Nice venue, good value, tasty whiskey, what’s not to love!
I’ve already reviewed the still pretty newish bar Machine No. 3 in Homerton for LDN Life. At which time I certainly couldn’t help but notice their fine array of whiskeys. I was excited to be invited back for their whiskey tasting and history night; that’s the ‘history of whiskey’ by the way, not drinking from tumblers and reading not mouldy history books.
You can check out my previous review for more about the venue, their cocktails and food. Since my last visit they have expanded the seating area, and have put in a few extra comfy seats giving the place a more relaxed feel. Although they serve their own food, you can also now order food from the restaurant next door, which will be served to you in the bar. While I only tried the humous and pitta – delish – I over-heard enough compliments of the restaurant food to feel confident in recommending it.
Billed as an evening of tasting and learning about the history of whiskey; “exploring why it was first distilled, how it rose in popularity, the making of it, and how the varying methods and locations of its distilling helps create the varied flavours we love.” We arrived early to find the glasses set up enticingly for the evening.
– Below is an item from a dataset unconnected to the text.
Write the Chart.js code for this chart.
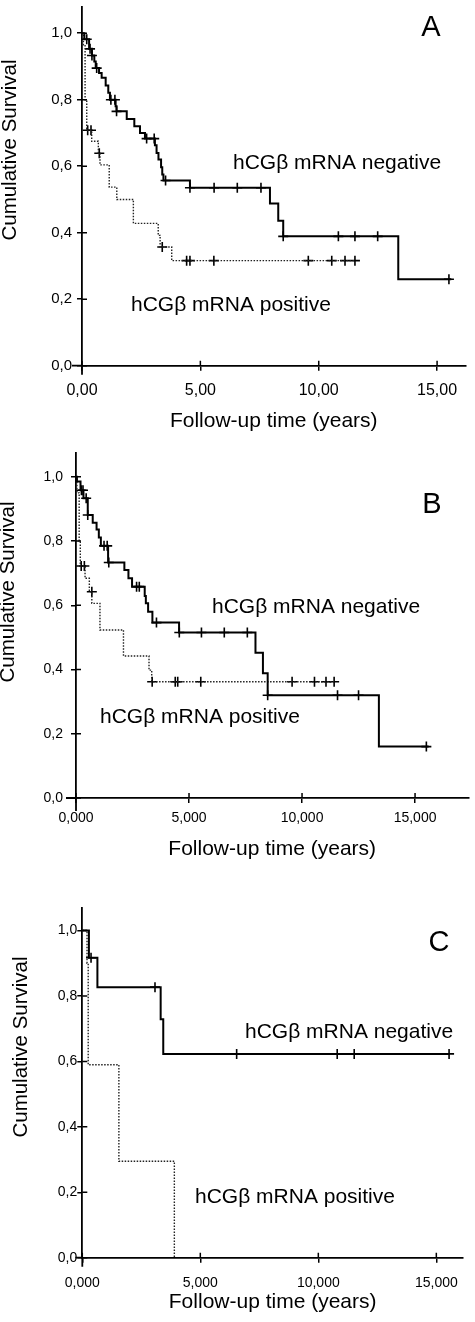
<!DOCTYPE html>
<html>
<head>
<meta charset="utf-8">
<script src="https://cdn.jsdelivr.net/npm/chart.js@4.4.1/dist/chart.umd.min.js"></script>
<style>
  body { margin: 0; background: #fff; }
  #wrap { position: relative; width: 475px; height: 1322px; }
  canvas { position: absolute; left: 0; }
</style>
</head>
<body>
<div id="wrap">
  <canvas id="chart_a" width="475" height="440" style="top:0px"></canvas>
  <canvas id="chart_b" width="475" height="430" style="top:440px"></canvas>
  <canvas id="chart_c" width="475" height="452" style="top:870px"></canvas>
</div>
<script>
const FONT = '"Liberation Sans", Arial, Helvetica, sans-serif';

// axis ticks
const yTickValues = [0, 0.2, 0.4, 0.6, 0.8, 1.0];
const yTickLabels = ["0,0", "0,2", "0,4", "0,6", "0,8", "1,0"];
const xTickValues = [0, 5, 10, 15];
const xTickLabelsA = ["0,00", "5,00", "10,00", "15,00"];
const xTickLabelsBC = ["0,000", "5,000", "10,000", "15,000"];

// panel A  (step points: time of the drop, survival after it)
const aNegTime = [0, 0.10, 0.30, 0.42, 0.52, 0.58, 0.72, 0.83, 1.00, 1.11, 1.18, 1.42, 1.46, 1.89, 2.21, 2.45, 2.66, 3.08, 3.15, 3.23, 3.34, 3.39, 3.44, 4.56, 7.94, 8.29, 8.50, 13.36, 15.6];
const aNegSurv = [1.0, 0.982, 0.953, 0.933, 0.915, 0.895, 0.880, 0.866, 0.843, 0.821, 0.800, 0.780, 0.765, 0.742, 0.720, 0.700, 0.683, 0.663, 0.640, 0.620, 0.597, 0.575, 0.557, 0.535, 0.488, 0.436, 0.389, 0.260, 0.260];
const aNegCensTime = [0.20, 0.34, 0.42, 0.62, 1.22, 1.39, 1.46, 2.73, 3.05, 3.53, 4.56, 5.58, 6.56, 7.56, 8.50, 10.83, 11.53, 12.49, 15.50];
const aNegCensSurv = [0.982, 0.953, 0.933, 0.895, 0.800, 0.800, 0.765, 0.683, 0.683, 0.557, 0.535, 0.535, 0.535, 0.535, 0.389, 0.389, 0.389, 0.389, 0.260];
const aPosTime = [0, 0.06, 0.13, 0.20, 0.41, 0.69, 0.76, 1.15, 1.47, 2.17, 3.22, 3.30, 3.79, 11.53];
const aPosSurv = [1.0, 0.965, 0.800, 0.708, 0.675, 0.639, 0.604, 0.537, 0.500, 0.428, 0.392, 0.357, 0.316, 0.316];
const aPosCensTime = [0.24, 0.38, 0.73, 3.39, 4.42, 4.56, 5.57, 9.56, 10.55, 11.11, 11.53];
const aPosCensSurv = [0.708, 0.708, 0.639, 0.357, 0.316, 0.316, 0.316, 0.316, 0.316, 0.316, 0.316];

// panel B
const bNegTime = [0, 0.04, 0.20, 0.33, 0.52, 0.74, 0.91, 1.01, 1.10, 1.42, 2.14, 2.32, 2.48, 3.04, 3.09, 3.19, 3.38, 4.56, 7.94, 8.27, 8.48, 13.40, 15.60];
const bNegSurv = [1.0, 0.985, 0.958, 0.933, 0.881, 0.857, 0.836, 0.811, 0.785, 0.733, 0.710, 0.684, 0.658, 0.629, 0.606, 0.580, 0.546, 0.515, 0.452, 0.388, 0.320, 0.160, 0.160];
const bNegCensTime = [0.24, 0.31, 0.45, 0.52, 1.24, 1.38, 1.45, 2.68, 2.80, 3.56, 4.57, 5.55, 6.56, 7.58, 8.48, 11.57, 12.50, 15.50];
const bNegCensSurv = [0.958, 0.958, 0.933, 0.881, 0.785, 0.785, 0.733, 0.658, 0.658, 0.546, 0.515, 0.515, 0.515, 0.515, 0.320, 0.320, 0.320, 0.160];
const bPosTime = [0, 0.04, 0.14, 0.19, 0.40, 0.59, 0.70, 1.06, 2.10, 3.23, 3.35, 11.42];
const bPosSurv = [1.0, 0.950, 0.800, 0.722, 0.684, 0.642, 0.606, 0.523, 0.442, 0.398, 0.362, 0.362];
const bPosCensTime = [0.23, 0.37, 0.70, 3.37, 4.39, 4.50, 5.52, 9.56, 10.55, 11.06, 11.42];
const bPosCensSurv = [0.722, 0.722, 0.642, 0.362, 0.362, 0.362, 0.362, 0.362, 0.362, 0.362, 0.362];

// panel C
const cNegTime = [0, 0.28, 0.64, 3.32, 3.43, 15.54];
const cNegSurv = [1.0, 0.917, 0.827, 0.729, 0.623, 0.623];
const cNegCensTime = [0.37, 3.08, 6.54, 10.80, 11.52, 15.54];
const cNegCensSurv = [0.917, 0.827, 0.623, 0.623, 0.623, 0.623];
const cPosTime = [0, 0.20, 0.25, 1.55, 3.90];
const cPosSurv = [1.0, 0.900, 0.590, 0.295, 0.0];
const cPosCensTime = [];
const cPosCensSurv = [];

const NEG_LABEL = "hCGβ mRNA negative";
const POS_LABEL = "hCGβ mRNA positive";

function pts(t, s) {
    return t.map((x, i) => ({ x: x, y: s[i] }));
}

// axis overshoot, inner half of the ticks, panel letter and curve labels
function decor(p) {
    return {
        id: "decor",
        afterDraw(chart) {
            const ctx = chart.ctx;
            const { left, bottom } = chart.chartArea;
            const xs = chart.scales.x;
            const ys = chart.scales.y;
            ctx.save();
            ctx.strokeStyle = "#000";
            ctx.lineWidth = 1.8;
            ctx.beginPath();
            ctx.moveTo(left, bottom);
            ctx.lineTo(left, bottom + p.overY);
            ctx.moveTo(left, bottom);
            ctx.lineTo(left - p.overX, bottom);
            ctx.stroke();
            ctx.lineWidth = 1.5;
            ctx.beginPath();
            ys.ticks.forEach((t) => {
                const py = ys.getPixelForValue(t.value);
                ctx.moveTo(left, py);
                ctx.lineTo(left + 5, py);
            });
            xs.ticks.forEach((t) => {
                const px = xs.getPixelForValue(t.value);
                ctx.moveTo(px, bottom);
                ctx.lineTo(px, bottom - 5);
            });
            ctx.stroke();

            ctx.fillStyle = "#000";
            ctx.textBaseline = "middle";
            p.texts.forEach((t) => {
                ctx.font = t.size + "px " + FONT;
                ctx.textAlign = t.align || "left";
                ctx.fillText(t.text, t.x, t.y);
            });

            ctx.translate(p.yTitle.x, p.yTitle.y);
            ctx.rotate(-Math.PI / 2);
            ctx.textAlign = "center";
            ctx.font = "20.5px " + FONT;
            ctx.fillText("Cumulative Survival", 0, 0);
            ctx.restore();
        },
    };
}

function makeChart(canvas, p) {
    return new Chart(canvas, {
        type: "line",
        data: {
            datasets: [
                {
                    data: pts(p.negTime, p.negSurv),
                    stepped: true,
                    borderColor: "#000",
                    borderWidth: 2,
                    pointRadius: 0,
                    clip: false,
                },
                {
                    data: pts(p.posTime, p.posSurv),
                    stepped: true,
                    borderColor: "#222",
                    borderWidth: 1.4,
                    borderDash: [1.5, 1.5],
                    pointRadius: 0,
                    clip: false,
                },
                {
                    data: pts(p.negCensTime, p.negCensSurv),
                    showLine: false,
                    pointStyle: "cross",
                    pointRadius: 5,
                    pointBorderWidth: 1.6,
                    pointBorderColor: "#000",
                    clip: false,
                },
                {
                    data: pts(p.posCensTime, p.posCensSurv),
                    showLine: false,
                    pointStyle: "cross",
                    pointRadius: 5,
                    pointBorderWidth: 1.6,
                    pointBorderColor: "#000",
                    clip: false,
                },
            ],
        },
        options: {
            responsive: false,
            animation: false,
            events: [],
            layout: {
                padding: { left: 0, top: p.top, right: 475 - p.right, bottom: 0 },
            },
            plugins: {
                legend: { display: false },
                tooltip: { enabled: false },
            },
            scales: {
                x: {
                    type: "linear",
                    min: 0,
                    max: p.xMax,
                    afterBuildTicks: (s) => {
                        s.ticks = xTickValues.map((v) => ({ value: v }));
                    },
                    afterFit: (s) => {
                        s.height = p.height - p.bottom;
                        s.paddingLeft = 0;
                        s.paddingRight = 0;
                    },
                    ticks: {
                        callback: (v, i) => p.xLabels[i],
                        font: { family: FONT, size: p.xTickSize },
                        color: "#000",
                        padding: p.xTickPad,
                        maxRotation: 0,
                        autoSkip: false,
                    },
                    grid: {
                        display: true,
                        drawOnChartArea: false,
                        drawTicks: true,
                        tickLength: 5,
                        color: "#000",
                        lineWidth: 1.5,
                    },
                    border: { display: true, color: "#000", width: 1.8 },
                    title: {
                        display: true,
                        text: "Follow-up time (years)",
                        font: { family: FONT, size: 21 },
                        color: "#000",
                        padding: { top: 0, bottom: p.xTitlePad },
                    },
                },
                y: {
                    type: "linear",
                    min: 0,
                    max: p.yMax,
                    afterBuildTicks: (s) => {
                        s.ticks = yTickValues.map((v) => ({ value: v }));
                    },
                    afterFit: (s) => {
                        s.width = p.left;
                        s.paddingTop = 0;
                        s.paddingBottom = 0;
                    },
                    ticks: {
                        callback: (v, i) => yTickLabels[i],
                        font: { family: FONT, size: p.yTickSize },
                        color: "#000",
                        padding: p.yTickPad,
                        autoSkip: false,
                    },
                    grid: {
                        display: true,
                        drawOnChartArea: false,
                        drawTicks: true,
                        tickLength: 5,
                        color: "#000",
                        lineWidth: 1.5,
                    },
                    border: { display: true, color: "#000", width: 1.8 },
                },
            },
        },
        plugins: [decor(p)],
    });
}

makeChart(document.getElementById("chart_a"), {
    negTime: aNegTime, negSurv: aNegSurv, negCensTime: aNegCensTime, negCensSurv: aNegCensSurv,
    posTime: aPosTime, posSurv: aPosSurv, posCensTime: aPosCensTime, posCensSurv: aPosCensSurv,
    xLabels: xTickLabelsA,
    height: 440, left: 82, top: 1, bottom: 365.7, right: 465.5, xMax: 16.2, yMax: 1.08,
    xTickSize: 16, xTickPad: 10, yTickSize: 15, yTickPad: 5, xTitlePad: 6,
    overX: 10, overY: 9,
    yTitle: { x: 10, y: 150 },
    texts: [
        { text: "A", x: 431, y: 28, size: 29, align: "center" },
        { text: NEG_LABEL, x: 233, y: 163, size: 21 },
        { text: POS_LABEL, x: 131, y: 305, size: 21 },
    ],
});

makeChart(document.getElementById("chart_b"), {
    negTime: bNegTime, negSurv: bNegSurv, negCensTime: bNegCensTime, negCensSurv: bNegCensSurv,
    posTime: bPosTime, posSurv: bPosSurv, posCensTime: bPosCensTime, posCensSurv: bPosCensSurv,
    xLabels: xTickLabelsBC,
    height: 430, left: 76, top: 13, bottom: 358, right: 475, xMax: 17.36, yMax: 1.074,
    xTickSize: 14, xTickPad: 7, yTickSize: 14, yTickPad: 8, xTitlePad: 8,
    overX: 10, overY: 13,
    yTitle: { x: 8, y: 152 },
    texts: [
        { text: "B", x: 432, y: 65, size: 29, align: "center" },
        { text: NEG_LABEL, x: 212, y: 167, size: 21 },
        { text: POS_LABEL, x: 100, y: 277, size: 21 },
    ],
});

makeChart(document.getElementById("chart_c"), {
    negTime: cNegTime, negSurv: cNegSurv, negCensTime: cNegCensTime, negCensSurv: cNegCensSurv,
    posTime: cPosTime, posSurv: cPosSurv, posCensTime: cPosCensTime, posCensSurv: cPosCensSurv,
    xLabels: xTickLabelsBC,
    height: 452, left: 82.3, top: 38, bottom: 387.7, right: 463, xMax: 16.13, yMax: 1.069,
    xTickSize: 14, xTickPad: 12, yTickSize: 14, yTickPad: 0, xTitlePad: 7,
    overX: 7, overY: 9,
    yTitle: { x: 21, y: 177 },
    texts: [
        { text: "C", x: 439, y: 73, size: 29, align: "center" },
        { text: NEG_LABEL, x: 245, y: 162, size: 21 },
        { text: POS_LABEL, x: 195, y: 327, size: 21 },
    ],
});
</script>
</body>
</html>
Seated all together around the longer table the head barman Jamie introduced himself, and began telling us about the earliest whiskey makers. From monks using it as medicine, to its part in prohibition, and to its rise as a modern day drink.
We tasted 8 whiskeys from a variety of areas, from the Scottish Highlands to the USA and all the way to Japan.
As preserving the purity of taste was a high priority, we were given 70% cocoa bean chocolate as a pallet cleanser between whiskeys, and bottled highland water rather than tap on the table, to help with that. At first I was just excited to have some chocolate with my whiskey. Any skepticism I had was short lived as I found that eating some of the chocolate in between tasting the different whiskeys really made it easier to pick out the different flavours. I can also see why it had to be such a high cocoa percentage, as a sweeter chocolate would have tainted the palette rather than cleansing it.
We started off gently with the softest whiskey and ended with the strongest peatier one, with a break in the middle. I think beginning with lighter whiskeys and building up is a good idea and would make it easier for someone who’s not used to drinking whiskey.
Of all the whiskey’s the Talisker was my favourite, smooth and just peaty enough.
The next one will be on 30th March. They’ll be doing regular tastings from now on, you can find out more from their website. I’ll definitely be keeping an eye out.